Typhoon Mangkhut makes landfall, cutting power, travel in cities
Typhoon Mangkhut, dubbed the "king of storms" by Chinese meteorologists and twice the size of Hurricane Florence in the US, made landfall at around 5 pm in South China's Guangdong Province on Sunday, causing two deaths and over 200 injuries in China.
According to the China Meteorological Administration (CMA), Mangkhut, this year's 22nd typhoon, was measured with a maximum wind speed of 45 meters per second or 162 kilometers per hour when it slammed into Taishan, Guangdong.
Two deaths were reported in Guangdong, 15 injuries reported in Macao and at least 213 people were reported injured in Hong Kong after Mangkhut hit these regions, China Central Television reported on Sunday.
More than 2.45 million residents in Guangdong were relocated as of 5 pm on Sunday, the Xinhua News Agency reported on Sunday.
Schools will be closed Monday in Hong Kong, Guangdong and Hainan.
Obvious shaking could be felt inside buildings, Hong Kong resident Xue Juping told the Global Times on Sunday.
Water, electricity and internet services remain normal, Xue said.
Residents in Guangzhou, capital of Guangdong, told the Global Times on Sunday that the price of food and water have not risen due to the local government's emergency response system initiated days ahead of the storm.
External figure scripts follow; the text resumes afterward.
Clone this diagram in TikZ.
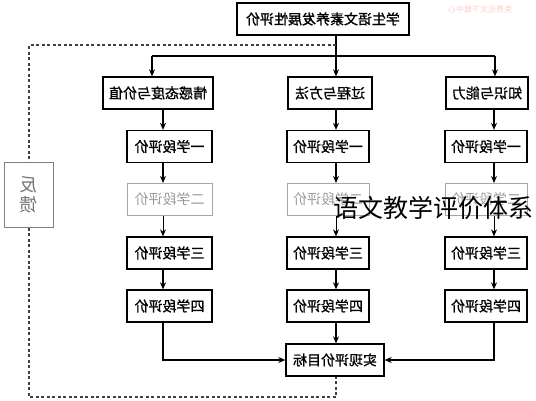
\documentclass[tikz,border=0pt]{standalone}
\usepackage{fontspec}
\usepackage{graphicx}
\newfontfamily\cjk{Noto Sans CJK SC}
\newfontfamily\cjkb[FakeBold=1.2]{Noto Sans CJK SC}
\usetikzlibrary{arrows.meta}
\tikzset{
  bx/.style={draw, line width=1.3pt, minimum height=32pt, inner sep=0pt, font=\cjkb\fontsize{14}{14}\selectfont},
  gbx/.style={bx, draw=black!35, text=black!40, line width=1pt, font=\cjk\fontsize{14}{14}\selectfont},
  arr/.style={line width=1.2pt, -{Stealth[length=7pt,width=6pt]}},
  ln/.style={line width=1.2pt},
  dsh/.style={line width=1.1pt, draw=black!75, dash pattern=on 3pt off 2.5pt},
}
\newcommand{\mr}[1]{\reflectbox{#1}}
\begin{document}
\begin{tikzpicture}[x=1pt,y=-1pt]
\useasboundingbox (0,0) rectangle (536,400);
% top
\node[bx, minimum width=172pt] (T) at (323,19) {\mr{学生语文素养发展性评价}};
% categories
\node[bx, minimum width=110pt] (L0) at (158,93) {\mr{情感态度与价值}};
\node[bx, minimum width=84pt] (M0) at (330,93) {\mr{过程与方法}};
\node[bx, minimum width=82pt] (R0) at (487,93) {\mr{知识与能力}};
% stages
\node[bx, minimum width=85pt] (L1) at (169.5,146.5) {\mr{一学段评价}};
\node[gbx, minimum width=85pt] (L2) at (169.5,199.5) {\mr{二学段评价}};
\node[bx, minimum width=85pt] (L3) at (169.5,253) {\mr{三学段评价}};
\node[bx, minimum width=85pt] (L4) at (169.5,306) {\mr{四学段评价}};
\node[bx, minimum width=82pt] (M1) at (328,146.5) {\mr{一学段评价}};
\node[gbx, minimum width=82pt] (M2) at (328,199.5) {\mr{二学段评价}};
\node[bx, minimum width=82pt] (M3) at (328,253) {\mr{三学段评价}};
\node[bx, minimum width=82pt] (M4) at (328,306) {\mr{四学段评价}};
\node[bx, minimum width=82pt] (R1) at (486,146.5) {\mr{一学段评价}};
\node[gbx, minimum width=82pt] (R2) at (486,199.5) {\mr{二学段评价}};
\node[bx, minimum width=82pt] (R3) at (486,253) {\mr{三学段评价}};
\node[bx, minimum width=82pt] (R4) at (486,306) {\mr{四学段评价}};
% target
\node[bx, minimum width=98pt] (G) at (335,360) {\mr{实现评价目标}};
% feedback
\node[draw=black!50, line width=1pt, minimum width=49pt, minimum height=65pt, inner sep=0pt,
      text=black!55, font=\cjk\fontsize{18}{20}\selectfont, align=center] (F) at (29,194.5)
      {\mr{反}\\\mr{馈}};
% coordinates
\coordinate (xl) at (163,0);
\coordinate (xm) at (336,0);
\coordinate (xr) at (494,0);
\coordinate (jl) at (152,56);
\coordinate (jm) at (336,56);
\coordinate (jr) at (495,56);
\coordinate (d1) at (336,45);
\coordinate (d2) at (30,397);
% top connectors
\draw[ln] (T.south -| jm) -- (jm);
\draw[ln] (jl) -- (jr);
\draw[arr] (jl) -- (jl |- L0.north);
\draw[arr] (jm) -- (jm |- M0.north);
\draw[arr] (jr) -- (jr |- R0.north);
% column arrows
\foreach \c/\x in {L/xl, M/xm, R/xr}{
  \draw[arr] (\c0.south -| \x) -- (\c1.north -| \x);
  \draw[arr] (\c1.south -| \x) -- (\c2.north -| \x);
  \draw[arr, line width=0.9pt] (\c2.south -| \x) -- (\c3.north -| \x);
  \draw[arr] (\c3.south -| \x) -- (\c4.north -| \x);
}
% to target
\draw[arr] (L4.south -| xl) |- (G.west);
\draw[arr] (R4.south -| xr) |- (G.east);
\draw[arr] (M4.south -| xm) -- (G.north -| xm);
% feedback loop
\draw[dsh] (d1) -| (F.north);
\draw[dsh] (F.south) -- (F.south |- d2) -| (G.south -| xm);
% overlay texts
\node[font=\cjk\fontsize{25}{25}\selectfont, inner sep=0pt] (W) at (433,208) {语文教学评价体系};
\node[font=\cjk\fontsize{8}{8}\selectfont, text=red!20, inner sep=0pt] (WM) at (480,9) {\mr{免费论文下载中心}};
\end{tikzpicture}
\end{document}
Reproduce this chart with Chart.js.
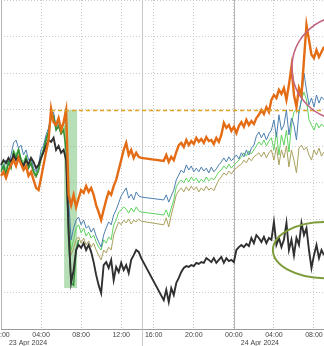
<!DOCTYPE html>
<html>
<head>
<meta charset="utf-8">
<script src="https://cdn.jsdelivr.net/npm/chart.js@4"></script>
<style>
  html, body { margin: 0; padding: 0; background: #fff; }
  #wrap { width: 324px; height: 346px; }
</style>
</head>
<body>
<div id="wrap"><canvas id="chart" width="324" height="346"></canvas></div>
<script>
// 15-minute bars, 23 Apr 00:00 -> 24 Apr 09:00 (14:00-15:00 session break removed)
const times = [
  "00:00","00:15","00:30","00:45","01:00","01:15","01:30","01:45","02:00","02:15","02:30","02:45",
  "03:00","03:15","03:30","03:45","04:00","04:15","04:30","04:45","05:00","05:15","05:30","05:45",
  "06:00","06:15","06:30","06:45","07:00","07:15","07:30","07:45","08:00","08:15","08:30","08:45",
  "09:00","09:15","09:30","09:45","10:00","10:15","10:30","10:45","11:00","11:15","11:30","11:45",
  "12:00","12:15","12:30","12:45","13:00","13:15","13:30","13:45","14:00",
  "15:00","15:15","15:30","15:45","16:00","16:15","16:30","16:45","17:00","17:15","17:30","17:45",
  "18:00","18:15","18:30","18:45","19:00","19:15","19:30","19:45","20:00","20:15","20:30","20:45",
  "21:00","21:15","21:30","21:45","22:00","22:15","22:30","22:45","23:00","23:15","23:30","23:45",
  "00:00","00:15","00:30","00:45","01:00","01:15","01:30","01:45","02:00","02:15","02:30","02:45",
  "03:00","03:15","03:30","03:45","04:00","04:15","04:30","04:45","05:00","05:15","05:30","05:45",
  "06:00","06:15","06:30","06:45","07:00","07:15","07:30","07:45","08:00","08:15","08:30","08:45",
  "09:00"
];
const tickTimes = ["00:00", "04:00", "08:00", "12:00", "16:00", "20:00"];
const dateLabels = ["23 Apr 2024", "24 Apr 2024"];
const datePos = [10.8, 103.4];
const dayStarts = [0, 93];
const sessionBreak = 56.5;

const orange = [
  41.9, 43.0, 41.3, 43.5, 44.9, 46.2, 44.6, 46.8, 45.1, 43.5,
  44.6, 41.9, 43.0, 40.8, 38.6, 38.0, 41.3, 44.9, 48.4, 51.7,
  60.2, 56.5, 55.8, 57.7, 54.4, 56.6, 59.9, 36.7, 33.9, 36.7,
  33.4, 35.8, 38.0, 37.2, 39.1, 37.5, 38.6, 36.7, 33.9, 32.0,
  29.8, 32.6, 35.3, 37.5, 36.7, 39.1, 40.8, 43.5, 46.2, 49.0,
  50.9, 47.6, 49.0, 46.8, 48.2, 47.1, 46.8,
  null, null, null, null, null, null, null, null,
  46.0, 47.6, 45.7, 47.1, 46.2,
  48.4, 50.3, 50.9, 49.8, 51.7, 50.3, 51.4, 50.6, 52.3, 51.2,
  52.0, 50.9, 52.5, 51.4, 51.7, 50.6, 52.3, 51.2, 53.1, 56.4,
  55.0, 55.8, 54.2, 55.3, 53.6, 55.5, 56.6, 55.3, 57.2, 55.8,
  56.9, 56.1, 57.7, 58.6, 59.9, 58.8, 60.7, 59.4, 62.7, 64.0,
  63.2, 65.4, 64.3, 65.9, 62.7, 66.8, 71.7, 64.0, 60.7, 65.9,
  64.0, 73.6, 83.2, 79.1, 75.0, 74.1, 76.3, 74.4, 75.8, 77.2
];
const black = [
  44.9, 46.2, 45.4, 46.8, 45.7, 47.6, 46.2, 47.1, 45.7, 44.6,
  46.2, 45.1, 46.8, 45.7, 44.0, 44.9, 46.8, 48.4, 50.1, 51.7,
  51.2, 52.3, 49.0, 50.1, 48.2, 49.0, 46.2, 27.1, 12.6, 16.1,
  21.6, 23.0, 22.2, 23.5, 21.6, 23.0, 21.1, 18.3, 14.8, 12.0,
  9.8, 17.5, 18.3, 16.7, 18.9, 13.4, 17.0, 15.6, 18.1, 16.1,
  17.5, 15.3, 18.9, 20.2, 21.6, 21.1, 19.4,
  null, null, null, null, null, null, null, null,
  7.9, 10.7, 7.4, 11.2, 9.3,
  12.6, 14.0, 15.6, 16.7, 17.2, 17.0, 17.5, 17.2, 18.1, 17.8,
  18.3, 18.1, 19.4, 18.9, 18.3, 19.4, 18.1, 18.9, 19.7, 18.1,
  19.4, 18.6, 18.9, 18.3, 21.6, 22.4, 23.0, 22.4, 23.3, 22.7,
  24.9, 23.5, 25.7, 24.9, 23.8, 25.2, 23.5, 24.9, 24.4, 29.3,
  23.0, 24.9, 22.4, 24.4, 29.0, 21.6, 24.4, 20.2, 24.9, 23.0,
  29.0, 25.7, 27.6, 21.6, 16.7, 20.2, 23.0, 19.4, 21.6, 20.2
];
const blue = [
  44.9, 43.5, 46.2, 44.6, 47.6, 50.9, 51.7, 49.5, 50.3, 47.6,
  49.0, 46.2, 46.8, 44.0, 43.0, 44.9, 49.0, 50.3, 53.1, 55.0,
  58.6, 59.4, 55.0, 56.6, 54.4, 56.1, 57.7, 35.3, 24.4, 27.6,
  29.8, 30.6, 28.5, 29.8, 27.6, 28.2, 26.5, 27.6, 25.4, 23.8,
  22.4, 25.7, 27.6, 29.3, 28.5, 31.2, 32.6, 34.5, 36.4, 37.5,
  38.6, 35.8, 36.9, 35.3, 37.5, 36.4, 36.1,
  null, null, null, null, null, null, null, null,
  35.3, 36.7, 34.7, 36.4, 38.0,
  40.8, 42.1, 43.5, 42.7, 44.9, 43.5, 44.6, 43.0, 44.0, 43.0,
  44.3, 43.2, 44.0, 42.7, 44.3, 43.0, 43.8, 44.9, 45.7, 46.8,
  45.7, 47.1, 46.0, 46.8, 47.6, 46.5, 48.2, 47.1, 49.0, 47.6,
  49.5, 50.3, 52.8, 53.9, 52.3, 53.6, 51.7, 53.4, 54.4, 57.2,
  52.5, 58.6, 54.4, 55.8, 59.9, 53.1, 57.7, 55.8, 51.7, 59.4,
  62.7, 70.0, 65.4, 61.3, 63.2, 60.7, 64.0, 61.8, 63.5, 62.7
];
const green = [
  44.0, 45.7, 43.5, 46.8, 44.9, 49.0, 47.6, 49.5, 46.8, 45.7,
  47.6, 44.9, 46.2, 43.5, 42.4, 44.0, 47.6, 49.5, 52.3, 54.4,
  58.3, 58.6, 55.3, 55.8, 53.6, 55.0, 55.8, 31.2, 21.6, 24.4,
  27.6, 28.5, 26.3, 27.6, 25.4, 26.5, 24.9, 25.7, 23.8, 22.4,
  21.6, 24.4, 23.5, 25.2, 24.4, 28.5, 29.8, 32.0, 32.6, 33.4,
  32.8, 31.7, 33.1, 32.0, 33.4, 32.3, 32.0,
  null, null, null, null, null, null, null, null,
  31.2, 32.6, 30.6, 33.1, 35.3,
  38.9, 40.0, 40.8, 40.0, 41.3, 40.2, 41.6, 40.5, 41.3, 40.0,
  41.0, 40.2, 41.6, 40.5, 41.3, 40.8, 41.9, 43.0, 43.5, 44.6,
  43.8, 45.1, 44.0, 44.9, 45.4, 46.2, 47.1, 48.2, 47.3, 48.7,
  47.9, 49.0, 50.1, 51.2, 50.3, 51.7, 50.1, 51.4, 52.3, 49.0,
  53.9, 47.6, 53.1, 50.3, 54.4, 48.4, 55.8, 59.4, 59.9, 59.1,
  62.7, 64.8, 62.7, 57.2, 55.8, 54.4, 56.4, 55.0, 56.1, 55.3
];
const olive = [
  43.5, 44.6, 42.4, 45.4, 44.0, 47.6, 46.2, 48.4, 45.7, 44.6,
  46.2, 44.0, 44.9, 42.4, 41.3, 43.0, 46.2, 48.4, 51.2, 53.6,
  57.7, 58.0, 54.4, 55.3, 53.1, 54.4, 55.0, 29.8, 20.2, 22.2,
  24.4, 25.2, 23.5, 24.9, 23.0, 24.1, 22.4, 23.5, 21.6, 20.2,
  18.9, 21.6, 20.8, 22.4, 21.6, 25.7, 27.6, 29.3, 28.5, 29.8,
  29.0, 30.1, 28.7, 29.8, 29.3, 30.1, 29.5,
  null, null, null, null, null, null, null, null,
  28.5, 30.4, 27.9, 31.2, 33.9,
  36.7, 37.8, 38.6, 37.5, 38.9, 37.8, 39.1, 38.0, 38.9, 37.5,
  38.6, 37.8, 39.1, 38.0, 38.6, 37.8, 39.4, 40.8, 41.6, 42.7,
  42.1, 43.2, 42.4, 43.5, 44.0, 44.6, 45.1, 46.2, 45.4, 46.8,
  46.0, 47.1, 47.6, 48.2, 47.1, 48.4, 46.8, 48.2, 49.0, 46.2,
  49.8, 44.9, 49.0, 46.8, 50.1, 44.3, 49.0, 46.2, 42.7, 49.5,
  50.3, 49.0, 49.8, 47.6, 46.2, 49.0, 47.6, 49.5, 47.3, 48.4
];
const darkGreen = [
  43.0, 44.6, 42.4, 45.7, 44.0, 48.4, 46.8, 49.0, 46.2, 44.9,
  46.8, 44.0, 45.4, 43.0, 41.9, 43.5, 46.8, 49.0, 51.7, 53.9,
  57.7, 58.3, 54.4, 55.5, 53.4, 54.4, 49.0, 24.4, 12.6, 12.0,
  21.6, 24.4
];

// annotations
const refLevel = 60;
const refFrom = 20;
const shade = { from: 25.2, to: 30.4, top: 59.9, bottom: 11.2 };
const circles = [
  { x: 137, y: 71.4, rx: 20.8, ry: 14.2, color: "#c2647e", width: 1.6 },
  { x: 129.4, y: 21.6, rx: 20.8, ry: 7.7, color: "#7f9c3c", width: 2 }
];

const labelFont = '7px "Liberation Sans Narrow", "Liberation Sans", sans-serif';

const overlay = {
  id: "overlay",
  beforeDatasetsDraw(chart) {
    const { ctx, chartArea: a, scales: { x, y } } = chart;
    ctx.save();
    ctx.lineWidth = 1;
    ctx.strokeStyle = "#b4b4b4";
    dayStarts.forEach((d) => {
      const px = Math.round(x.getPixelForValue(d)) + 0.5;
      ctx.beginPath();
      ctx.moveTo(px, a.top);
      ctx.lineTo(px, a.bottom);
      ctx.stroke();
    });
    const sb = Math.round(x.getPixelForValue(sessionBreak)) + 0.5;
    ctx.strokeStyle = "#c8c8c8";
    ctx.beginPath();
    ctx.moveTo(sb, a.top);
    ctx.lineTo(sb, chart.height);
    ctx.stroke();

    const x0 = x.getPixelForValue(shade.from);
    const x1 = x.getPixelForValue(shade.to);
    const y0 = y.getPixelForValue(shade.top);
    const y1 = y.getPixelForValue(shade.bottom);
    ctx.fillStyle = "rgba(112, 192, 112, 0.5)";
    ctx.fillRect(x0, y0, x1 - x0, y1 - y0);
    ctx.restore();
  },
  afterDatasetsDraw(chart) {
    const { ctx, chartArea: a, scales: { x, y } } = chart;
    ctx.save();
    const ry0 = Math.round(y.getPixelForValue(refLevel)) + 0.5;
    ctx.strokeStyle = "#e0a526";
    ctx.lineWidth = 1.5;
    ctx.setLineDash([4, 3]);
    ctx.beginPath();
    ctx.moveTo(x.getPixelForValue(refFrom), ry0);
    ctx.lineTo(a.right, ry0);
    ctx.stroke();
    ctx.setLineDash([]);

    circles.forEach((c) => {
      const cx = x.getPixelForValue(c.x);
      const cy = y.getPixelForValue(c.y);
      const rx = Math.abs(x.getPixelForValue(c.x + c.rx) - cx);
      const ry = Math.abs(y.getPixelForValue(c.y + c.ry) - cy);
      ctx.strokeStyle = c.color;
      ctx.lineWidth = c.width;
      ctx.beginPath();
      ctx.ellipse(cx, cy, rx, ry, 0, 0, Math.PI * 2);
      ctx.stroke();
    });
    ctx.restore();
  },
  afterDraw(chart) {
    const { ctx, scales: { x } } = chart;
    ctx.save();
    ctx.font = labelFont;
    ctx.fillStyle = "#444";
    ctx.textAlign = "center";
    ctx.textBaseline = "alphabetic";
    dateLabels.forEach((t, i) => {
      ctx.fillText(t, x.getPixelForValue(datePos[i]), 345);
    });
    ctx.restore();
  }
};

function line(data, color, width) {
  return {
    data: data,
    borderColor: color,
    borderWidth: width,
    pointRadius: 0,
    tension: 0,
    fill: false,
    spanGaps: true
  };
}

new Chart(document.getElementById("chart"), {
  type: "line",
  data: {
    labels: times,
    datasets: [
      line(orange, "#e46c14", 2.4),
      line(black, "#303030", 1.9),
      line(darkGreen, "#2f8f32", 1.5),
      line(blue, "#4d7fb0", 1),
      line(green, "#5fd25f", 1),
      line(olive, "#a9a15e", 1)
    ]
  },
  options: {
    responsive: false,
    animation: false,
    events: [],
    layout: { padding: { left: 1, right: 0, top: 0, bottom: 0 } },
    plugins: {
      legend: { display: false },
      tooltip: { enabled: false }
    },
    scales: {
      x: {
        type: "category",
        offset: false,
        afterFit: (scale) => {
          scale.height = 17;
          scale.paddingLeft = 0;
          scale.paddingRight = 0;
        },
        ticks: {
          autoSkip: false,
          maxRotation: 0,
          padding: 2,
          color: "#444",
          font: { family: '"Liberation Sans Narrow", "Liberation Sans", sans-serif', size: 7 },
          callback: function (value) {
            const lab = this.getLabelForValue(value);
            return tickTimes.includes(lab) ? lab : null;
          }
        },
        grid: {
          drawTicks: false,
          color: (ctx) => (dayStarts.includes(ctx.index) ? "rgba(0,0,0,0)" : "#c9c9c9"),
          lineWidth: 1
        },
        border: { display: true, color: "#9a9a9a", width: 1, dash: [1, 2] }
      },
      y: {
        min: 0,
        max: 90,
        afterFit: (scale) => { scale.width = 0; },
        ticks: { display: false, stepSize: 10 },
        grid: { drawTicks: false, color: "#cacaca", lineWidth: 1 },
        border: { display: false, dash: [1, 2] }
      }
    }
  },
  plugins: [overlay]
});
</script>
</body>
</html>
Power was cut to 43,000 homes in Foshan, Guangdong two hours before the typhoon made landfall on Sunday, and 33,000 homes remain without electricity despite the company's attempts to restore electricity, China News Service reported on Sunday.
China General Nuclear Power Corporation's four nuclear power bases in southern China, which have 18 nuclear power units, are operating safely and have not been affected by the typhoon, the company said Sunday.
When Typhoon Mangkhut made landfall, the Hong Kong-Zhuhai-Macao Bridge's power supply system operated normally, and monitors showed the bridge was safe despite being battered by winds reaching 55 meters per second, the Guangdong provincial meteorological administration said.
Typhoon Mangkhut is expected to impact central and southern parts of Guangdong, and Hong Kong and Macau with gales measuring between force 7 and 10, on a 17-point scale. The CMA has issued a red alert, the highest of four colored alerts, according to Jiang Jianying, chief analyst with the remote sensing service center under the National Satellite Meteorological Center.
Mangkhut is also expected to move northwest at 30 kilometers per hour and hit South China's Guangxi Zhuang Autonomous Region Sunday night, before being downgraded to tropical depression by early Tuesday as it approaches Southwest China's Yunnan Province, Jiang told the Global Times on Sunday.
There's good reason Typhoon Mangkhut has been labeled this year's king of storms. Its cloud cover is some 1,355 kilometers in diameter, almost twice the size of Hurricane Florence which hit the US on Friday, Han Xiuzhen, a meteorological expert with the CMA, told the Global Times on Sunday.
Government authorities in the areas affected in China have taken precautions ahead of the destructive storm's arrival.
More than 400 flights at two airports in South China's Hainan Province were canceled Sunday morning, with all coastal resorts and schools closed, Xinhua News Agency reported.
More than 200 flights to Guangdong, Hainan and other regions in southern China were canceled at the Beijing Capital International Airport on Sunday.
Also, on Saturday, fishing boats in coastal cities of Guangdong were called into harbor. Ferry services in the Qiongzhou Strait linking Guangdong and Hainan were suspended from Saturday morning.
Flights via Shenzhen airport were all canceled on Sunday until 8 am Monday. All long-distance bus services through the city were suspended from 6 pm Saturday.
The Macao government also announced on Saturday that it has shut down all casinos in the region, the first time in history.